(begin)

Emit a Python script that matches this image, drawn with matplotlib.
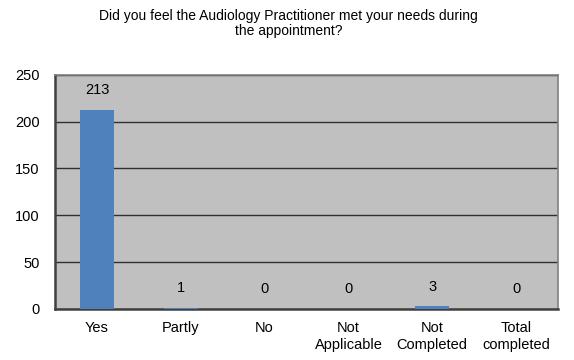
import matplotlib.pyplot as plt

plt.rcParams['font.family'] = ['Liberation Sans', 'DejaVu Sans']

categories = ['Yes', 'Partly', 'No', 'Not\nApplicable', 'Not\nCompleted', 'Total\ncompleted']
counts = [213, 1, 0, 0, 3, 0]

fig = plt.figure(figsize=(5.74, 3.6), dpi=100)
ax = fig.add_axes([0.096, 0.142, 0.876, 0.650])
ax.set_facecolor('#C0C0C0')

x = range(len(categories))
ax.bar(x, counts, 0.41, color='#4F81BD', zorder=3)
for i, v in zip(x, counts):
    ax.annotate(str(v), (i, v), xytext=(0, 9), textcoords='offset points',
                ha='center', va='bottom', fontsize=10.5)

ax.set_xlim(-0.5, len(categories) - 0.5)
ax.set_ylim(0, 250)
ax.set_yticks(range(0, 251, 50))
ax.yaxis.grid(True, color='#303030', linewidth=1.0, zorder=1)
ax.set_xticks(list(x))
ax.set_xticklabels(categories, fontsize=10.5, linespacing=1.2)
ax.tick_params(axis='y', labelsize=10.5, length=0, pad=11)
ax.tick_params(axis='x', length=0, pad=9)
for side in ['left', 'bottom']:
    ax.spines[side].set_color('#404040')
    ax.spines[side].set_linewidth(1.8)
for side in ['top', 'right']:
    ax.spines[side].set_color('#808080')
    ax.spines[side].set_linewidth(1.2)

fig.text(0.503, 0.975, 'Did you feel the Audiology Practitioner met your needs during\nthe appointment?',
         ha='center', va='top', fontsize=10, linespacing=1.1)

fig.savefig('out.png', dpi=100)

(end)

* _PROBLEM REQUIREMENTS_
Ignore the images and quote every line of the listing exactly.

* _EXERCISE OUTPUT_
Emit a Python script that matches this image, drawn with matplotlib.
import matplotlib.pyplot as plt

plt.rcParams['font.family'] = ['Liberation Sans', 'DejaVu Sans']

categories = ['Yes', 'Partly', 'No', 'Not\nApplicable', 'Not\nCompleted', 'Total\ncompleted']
counts = [213, 1, 0, 0, 3, 0]

fig = plt.figure(figsize=(5.74, 3.6), dpi=100)
ax = fig.add_axes([0.096, 0.142, 0.876, 0.650])
ax.set_facecolor('#C0C0C0')

x = range(len(categories))
ax.bar(x, counts, 0.41, color='#4F81BD', zorder=3)
for i, v in zip(x, counts):
    ax.annotate(str(v), (i, v), xytext=(0, 9), textcoords='offset points',
                ha='center', va='bottom', fontsize=10.5)

ax.set_xlim(-0.5, len(categories) - 0.5)
ax.set_ylim(0, 250)
ax.set_yticks(range(0, 251, 50))
ax.yaxis.grid(True, color='#303030', linewidth=1.0, zorder=1)
ax.set_xticks(list(x))
ax.set_xticklabels(categories, fontsize=10.5, linespacing=1.2)
ax.tick_params(axis='y', labelsize=10.5, length=0, pad=11)
ax.tick_params(axis='x', length=0, pad=9)
for side in ['left', 'bottom']:
    ax.spines[side].set_color('#404040')
    ax.spines[side].set_linewidth(1.8)
for side in ['top', 'right']:
    ax.spines[side].set_color('#808080')
    ax.spines[side].set_linewidth(1.2)

fig.text(0.503, 0.975, 'Did you feel the Audiology Practitioner met your needs during\nthe appointment?',
         ha='center', va='top', fontsize=10, linespacing=1.1)

fig.savefig('out.png', dpi=100)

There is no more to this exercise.